Now to come to the root cause of the persecutions.

Those in authority like not the cold, clear light of public opinion to be focussed upon their apathy and neglect.

For centuries have squire and parson held the countryside in subjection. “Ye shall know them by their fruits.”

Low standards of living, emigration, insanitary hovels, and servility—these are the fruits. The Parish Council Elections, both at Wood Dalling and Burston, gave the _owners of the people’s lives_ a severe shock.

At each place, Assistant-Master Higdon and the agricultural labourers topped the poll. At Burston, Higdon defeated the very Reverend Rector, C. T. Eland. An unpardonable offence. He topped the poll, and with him five labourers were elected, thus displacing the parson and the landowners. After these victories, the persecutions commenced, both at Wood Dalling and Burston.

“Go, Tubal, fee me an officer, I will have the heart of him.”

I am also proud to add that in spite of the most strenuous (or strenuseless) opposition, spite of clergy and farmers’ malice, Higdon and his friends have carried their housing agitation to victory—the Local Government Board having just given their decision in favour of the Burston Parish Council against the District Council, that the houses must be proceeded with forthwith. No wonder the villagers are gratified.

Often have the younger end to wait until their elders die off ere they can get married, and the funeral-baked meats oft furnish the Matrimonial Passover.

When we learn of people crowded in small sleeping rooms, and Barnardo children occupying one-storied insanitary hovels, with outside walls only seven feet high, and damp rooms on ground floor, unfit for sleeping in, we may easily guess the fight the schoolmaster had to make.

Strange is it not that gentlemen living in the best house in the village—as clergymen generally do—should be such strong opponents of good homes for other Christians?

The only faults Mrs. Higdon had to find at school were simply faults which every lady inhabiting a house would seek to remedy. Faults of lighting, heating, drainage, and schoolhouse pump which were essential matters to the health of even labourers’ offspring.

The reverend manager and his local committee, however, objected.

The schoolroom fire was lit upon wet mornings to dry the children’s clothes, as the third radiator of the heating apparatus did not sufficiently warm the room. The Reverend Eland visited the school and the mistress explained to him her reasons for lighting this fire occasionally. Strange to say, he agreed with her, and advised her to write Mr. Wade, of Shimpling. He not replying (according to his usual practice) silence was taken as consent.

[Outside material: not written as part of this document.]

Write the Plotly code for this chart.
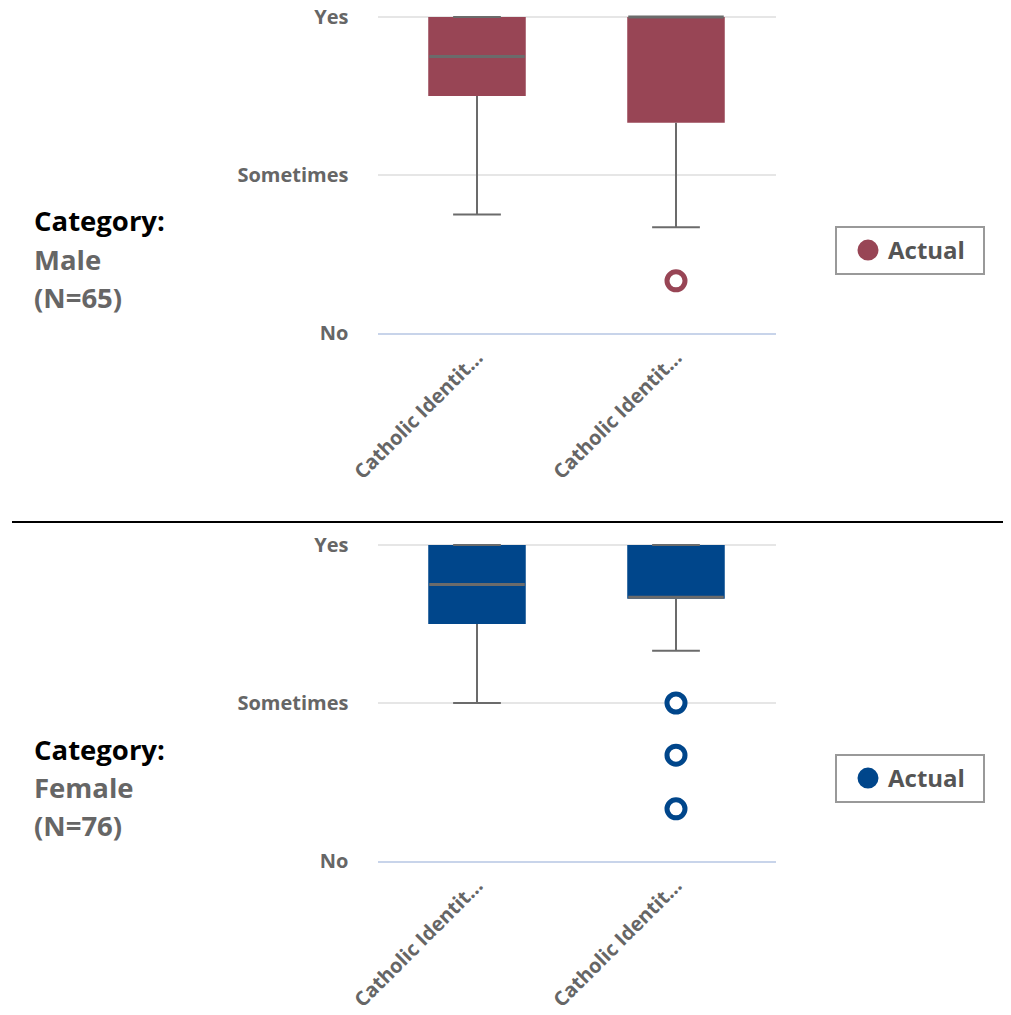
import plotly.graph_objects as go

# ---------------- data ----------------
categories = ["Catholic Identit...", "Catholic Identit..."]
y_tick_vals = [1, 2, 3]
y_tick_text = ["No", "Sometimes", "Yes"]

male_q1 = [2.5, 2.33]
male_median = [2.75, 3.0]
male_q3 = [3.0, 3.0]
male_lower = [1.75, 1.67]
male_upper = [3.0, 3.0]
male_outlier_cat = [1]
male_outlier_val = [1.33]

female_q1 = [2.5, 2.66]
female_median = [2.75, 2.67]
female_q3 = [3.0, 3.0]
female_lower = [2.0, 2.33]
female_upper = [3.0, 3.0]
female_outlier_cat = [1, 1, 1]
female_outlier_val = [2.0, 1.67, 1.33]

panel_labels = [("Male", 65), ("Female", 76)]
legend_name = "Actual"

# ---------------- style ----------------
PAGE_MARGIN = 8          # default body margin of the html page
W, H = 1011 - 2 * PAGE_MARGIN, 1015 - 2 * PAGE_MARGIN
RED = "#984555"
BLUE = "#00468B"
GRAY_LINE = "#6b6b6b"
TXT_GRAY = "#666666"
FONT = "Open Sans"


def fx(px):
    return (px - PAGE_MARGIN) / W


def fy(px):
    return 1 - (px - PAGE_MARGIN) / H


BOX_W = 0.49
CAP_HALF = 0.12
Y_RANGE = [1, 3.02]
PX_PER_UNIT = 158

fig = go.Figure()

panels = [
    dict(q1=male_q1, med=male_median, q3=male_q3, lo=male_lower, hi=male_upper,
         ox=male_outlier_cat, oy=male_outlier_val, color=RED, top=17, xa="x", ya="y",
         legend="legend"),
    dict(q1=female_q1, med=female_median, q3=female_q3, lo=female_lower, hi=female_upper,
         ox=female_outlier_cat, oy=female_outlier_val, color=BLUE, top=545, xa="x2", ya="y2",
         legend="legend2"),
]

xpos = list(range(len(categories)))

for p in panels:
    # box bodies
    fig.add_trace(go.Bar(
        x=xpos, y=[b - a for a, b in zip(p["q1"], p["q3"])], base=p["q1"],
        width=BOX_W, marker=dict(color=p["color"], line=dict(width=0)),
        xaxis=p["xa"], yaxis=p["ya"], showlegend=False, hoverinfo="skip",
    ))
    # whiskers + caps
    wx, wy = [], []
    for i in xpos:
        wx += [i, i, None, i, i, None]
        wy += [p["q1"][i], p["lo"][i], None, p["q3"][i], p["hi"][i], None]
        wx += [i - CAP_HALF, i + CAP_HALF, None, i - CAP_HALF, i + CAP_HALF, None]
        wy += [p["lo"][i], p["lo"][i], None, p["hi"][i], p["hi"][i], None]
    fig.add_trace(go.Scatter(
        x=wx, y=wy, mode="lines", line=dict(color=GRAY_LINE, width=2),
        xaxis=p["xa"], yaxis=p["ya"], showlegend=False, hoverinfo="skip",
    ))
    # medians
    mx, my = [], []
    for i in xpos:
        mx += [i - BOX_W / 2 + 0.005, i + BOX_W / 2 - 0.005, None]
        my += [p["med"][i], p["med"][i], None]
    fig.add_trace(go.Scatter(
        x=mx, y=my, mode="lines", line=dict(color=GRAY_LINE, width=3),
        xaxis=p["xa"], yaxis=p["ya"], showlegend=False, hoverinfo="skip",
    ))
    # outliers
    fig.add_trace(go.Scatter(
        x=p["ox"], y=p["oy"], mode="markers",
        marker=dict(symbol="circle", size=18, color="white",
                    line=dict(color=p["color"], width=5)),
        cliponaxis=False,
        xaxis=p["xa"], yaxis=p["ya"], showlegend=False,
    ))
    # legend entry
    fig.add_trace(go.Scatter(
        x=[None], y=[None], mode="markers", name=legend_name,
        marker=dict(symbol="circle", size=16, color=p["color"],
                    line=dict(color=p["color"], width=5)),
        xaxis=p["xa"], yaxis=p["ya"], showlegend=True, legend=p["legend"],
    ))

x_dom = [fx(377.5), fx(775.5)]

common_x = dict(
    domain=x_dom, range=[-0.5, 1.5], tickmode="array", tickvals=xpos, ticktext=categories,
    tickangle=-45, tickfont=dict(family=FONT, size=20, color=TXT_GRAY, weight="bold"),
    showgrid=False, zeroline=False, showline=True, linecolor="#c8d4ea", linewidth=2,
    ticks="", ticklabelstandoff=3, fixedrange=True, automargin=False,
    ticklabeloverflow="allow",
)
common_y = dict(
    range=Y_RANGE, tickmode="array", tickvals=y_tick_vals, ticktext=y_tick_text,
    tickfont=dict(family=FONT, size=20, color=TXT_GRAY, weight="bold"),
    showgrid=True, gridcolor="#e6e6e6", gridwidth=2, zeroline=False, showline=False,
    ticks="", ticklabelstandoff=28, fixedrange=True, automargin=False,
    ticklabeloverflow="allow",
)


def ydom(top):
    bottom = top + 2 * PX_PER_UNIT
    upper = top - (Y_RANGE[1] - 3) * PX_PER_UNIT
    return [fy(bottom), fy(upper)]


legend_common = dict(xanchor="left", yanchor="top", bordercolor="#999999", borderwidth=2,
                     bgcolor="white", orientation="h", indentation=11,
                     entrywidth=90, entrywidthmode="pixels",
                     font=dict(family=FONT, size=24, color="#555555", weight="bold"))

fig.update_layout(
    width=W, height=H, margin=dict(l=0, r=0, t=0, b=0, autoexpand=False),
    paper_bgcolor="white", plot_bgcolor="white",
    font=dict(family=FONT),
    xaxis=dict(common_x, anchor="y"),
    yaxis=dict(common_y, domain=ydom(panels[0]["top"]), anchor="x"),
    xaxis2=dict(common_x, anchor="y2"),
    yaxis2=dict(common_y, domain=ydom(panels[1]["top"]), anchor="x2"),
    legend=dict(legend_common, x=fx(835), y=fy(226)),
    legend2=dict(legend_common, x=fx(835), y=fy(754)),
    showlegend=True,
)

annotations = []
for (name, n), base in zip(panel_labels, [222, 750]):
    lines = [("Category:", "black"), (name, TXT_GRAY), (f"(N={n})", TXT_GRAY)]
    for k, (txt, col) in enumerate(lines):
        annotations.append(dict(
            text=txt, xref="paper", yref="paper", x=fx(32), y=fy(base - 1 + 38 * k),
            xanchor="left", yanchor="middle", showarrow=False,
            font=dict(family=FONT, size=27.5, color=col, weight="bold"),
        ))
fig.update_layout(annotations=annotations)

fig.add_shape(type="line", xref="paper", yref="paper", x0=fx(12), x1=fx(1008),
              y0=fy(522), y1=fy(522), line=dict(color="black", width=2))

fig.write_html("out.html")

Not before a new body of managers was formed, with the reverend gentleman, who had previously given his permission as chairman (C. T. Eland), was the complaint _re_ fire re-resurrected.

So much for the fire, the whole fire, and nothing but the fire, so help your wet clothes.

“Trivialities oft usher in tragedies, however.”


The next complaint was more successful. Mrs. Higdon was accused of caning two Barnardo children, discourtesy to the managers, and our dear old friendly complaint, fire-lighting, once more. These complaints, like the previous ones, were completely false and unfounded. During these complaints Mrs. Higdon was helping the reverend gentleman with his lantern entertainments.

_John Bull_, referring to the matter, says: “The role of scape-goat was reserved for the schoolmaster’s wife.”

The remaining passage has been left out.